Él es tan salvaje e inmaduro que a la menor señal de peligro se espanta: el ladrido de los perros, el precipitado vuelo de una paloma o el paso de un vehículo cualquiera, pueden hacer que se pare de manos cuando lo llevo a pastar, aunque estemos muy cerca el uno del otro, con el peligro que implica el menor roce de uno de sus cascos.

En su dicha por abandonar el corral, y para desentumecer sus largas patas, suele dar coces junto a mí, dejándome lívido y sin aliento. Entonces me pregunto: “¿Este animal sabrá lo que hace?”. Porque sus vasos pasan por encima de mi hombro como pedradas. En cambio, cuando lo monto en pelo y corremos por los médanos más puros, advierto que pone muchísimo más cuidado. Espera a que le dé toda rienda para, recién entonces, regalarme su furia hasta el agotamiento.
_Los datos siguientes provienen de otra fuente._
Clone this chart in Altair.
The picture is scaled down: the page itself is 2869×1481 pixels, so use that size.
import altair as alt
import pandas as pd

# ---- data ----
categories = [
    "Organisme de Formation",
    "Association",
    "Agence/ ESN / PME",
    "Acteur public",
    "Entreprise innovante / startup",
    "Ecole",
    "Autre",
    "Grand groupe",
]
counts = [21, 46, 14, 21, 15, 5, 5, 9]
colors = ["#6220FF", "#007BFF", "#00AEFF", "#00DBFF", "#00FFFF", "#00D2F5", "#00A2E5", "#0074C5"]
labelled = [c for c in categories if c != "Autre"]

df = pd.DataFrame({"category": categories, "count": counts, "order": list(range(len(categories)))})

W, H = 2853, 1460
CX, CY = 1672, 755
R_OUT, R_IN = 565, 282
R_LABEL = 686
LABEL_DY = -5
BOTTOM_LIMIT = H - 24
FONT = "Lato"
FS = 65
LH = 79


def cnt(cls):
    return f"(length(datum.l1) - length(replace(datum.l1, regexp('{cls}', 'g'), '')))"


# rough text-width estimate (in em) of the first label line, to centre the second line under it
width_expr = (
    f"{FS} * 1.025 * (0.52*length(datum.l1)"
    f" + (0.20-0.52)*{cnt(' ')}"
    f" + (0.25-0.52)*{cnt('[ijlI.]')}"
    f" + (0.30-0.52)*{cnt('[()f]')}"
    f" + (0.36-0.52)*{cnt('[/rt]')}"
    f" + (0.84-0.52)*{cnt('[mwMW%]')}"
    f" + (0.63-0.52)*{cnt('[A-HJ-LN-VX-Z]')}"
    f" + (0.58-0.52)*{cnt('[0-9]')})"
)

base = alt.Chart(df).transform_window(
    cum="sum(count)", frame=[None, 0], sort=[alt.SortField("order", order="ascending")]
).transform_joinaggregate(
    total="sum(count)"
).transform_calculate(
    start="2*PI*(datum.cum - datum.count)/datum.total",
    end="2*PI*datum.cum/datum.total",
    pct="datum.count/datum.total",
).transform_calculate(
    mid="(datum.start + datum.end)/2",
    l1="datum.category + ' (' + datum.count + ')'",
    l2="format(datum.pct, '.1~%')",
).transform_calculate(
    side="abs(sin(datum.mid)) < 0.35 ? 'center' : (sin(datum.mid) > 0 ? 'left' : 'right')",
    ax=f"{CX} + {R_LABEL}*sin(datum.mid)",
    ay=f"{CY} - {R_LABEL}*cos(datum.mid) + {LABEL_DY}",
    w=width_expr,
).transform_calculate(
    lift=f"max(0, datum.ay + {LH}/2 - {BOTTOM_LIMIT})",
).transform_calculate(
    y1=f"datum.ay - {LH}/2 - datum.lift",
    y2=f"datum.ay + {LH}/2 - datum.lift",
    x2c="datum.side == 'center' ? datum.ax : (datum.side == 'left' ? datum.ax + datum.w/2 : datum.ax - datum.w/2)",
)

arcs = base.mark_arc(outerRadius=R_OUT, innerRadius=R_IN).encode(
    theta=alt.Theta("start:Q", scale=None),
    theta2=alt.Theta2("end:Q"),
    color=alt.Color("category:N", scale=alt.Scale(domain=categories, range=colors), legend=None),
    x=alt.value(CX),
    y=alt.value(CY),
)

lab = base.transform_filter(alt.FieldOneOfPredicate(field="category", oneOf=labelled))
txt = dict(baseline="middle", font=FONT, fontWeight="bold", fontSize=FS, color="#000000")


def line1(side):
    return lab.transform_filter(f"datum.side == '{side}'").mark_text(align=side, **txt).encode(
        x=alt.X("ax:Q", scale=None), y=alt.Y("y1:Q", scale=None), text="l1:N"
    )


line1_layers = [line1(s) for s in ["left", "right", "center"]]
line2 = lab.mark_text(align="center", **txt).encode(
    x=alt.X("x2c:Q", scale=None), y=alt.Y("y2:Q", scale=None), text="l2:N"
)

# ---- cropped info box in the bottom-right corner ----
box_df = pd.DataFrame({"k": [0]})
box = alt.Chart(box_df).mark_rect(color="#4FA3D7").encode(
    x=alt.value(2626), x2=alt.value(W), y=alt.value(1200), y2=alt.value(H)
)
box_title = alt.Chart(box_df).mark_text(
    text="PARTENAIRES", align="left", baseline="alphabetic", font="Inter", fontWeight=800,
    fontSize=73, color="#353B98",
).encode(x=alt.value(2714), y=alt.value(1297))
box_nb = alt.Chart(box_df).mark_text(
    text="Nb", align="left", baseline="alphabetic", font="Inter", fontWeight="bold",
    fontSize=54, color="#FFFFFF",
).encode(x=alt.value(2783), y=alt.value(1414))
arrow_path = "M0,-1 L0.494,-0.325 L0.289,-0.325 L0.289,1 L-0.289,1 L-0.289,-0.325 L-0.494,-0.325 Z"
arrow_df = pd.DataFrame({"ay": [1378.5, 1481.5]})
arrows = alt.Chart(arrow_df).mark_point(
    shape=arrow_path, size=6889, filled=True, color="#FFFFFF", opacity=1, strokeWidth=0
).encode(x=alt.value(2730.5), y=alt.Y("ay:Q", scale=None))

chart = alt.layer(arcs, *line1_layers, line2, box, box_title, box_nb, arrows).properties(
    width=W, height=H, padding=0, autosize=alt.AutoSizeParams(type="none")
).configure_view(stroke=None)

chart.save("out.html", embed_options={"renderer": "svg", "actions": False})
No hay un modo más irresponsable de andar a caballo, lo sé. Tal vez yo haga mal en no corregir sus vicios; es que ese capricho de libertad, tan natural en él, está implícito en el orden de mi mente, y no quiero, ni siento, que deba remediarlo.
Enquistados en el mundo irreparable de la bala y el revés, lo nuestro es amistad perdurable, esa difícil de lograr. Por la playa vamos desnudando ejércitos, vaciándole los bolsillos a la corrupción, en una canción que sabemos los dos sabemos que no ha muerto. Y si acaso, una caricia suya me volara la cabeza, habrá sido en pos de mis más férreas convicciones.

Texto de Alfredo Parra. Diario Perfil, diciembre 2022.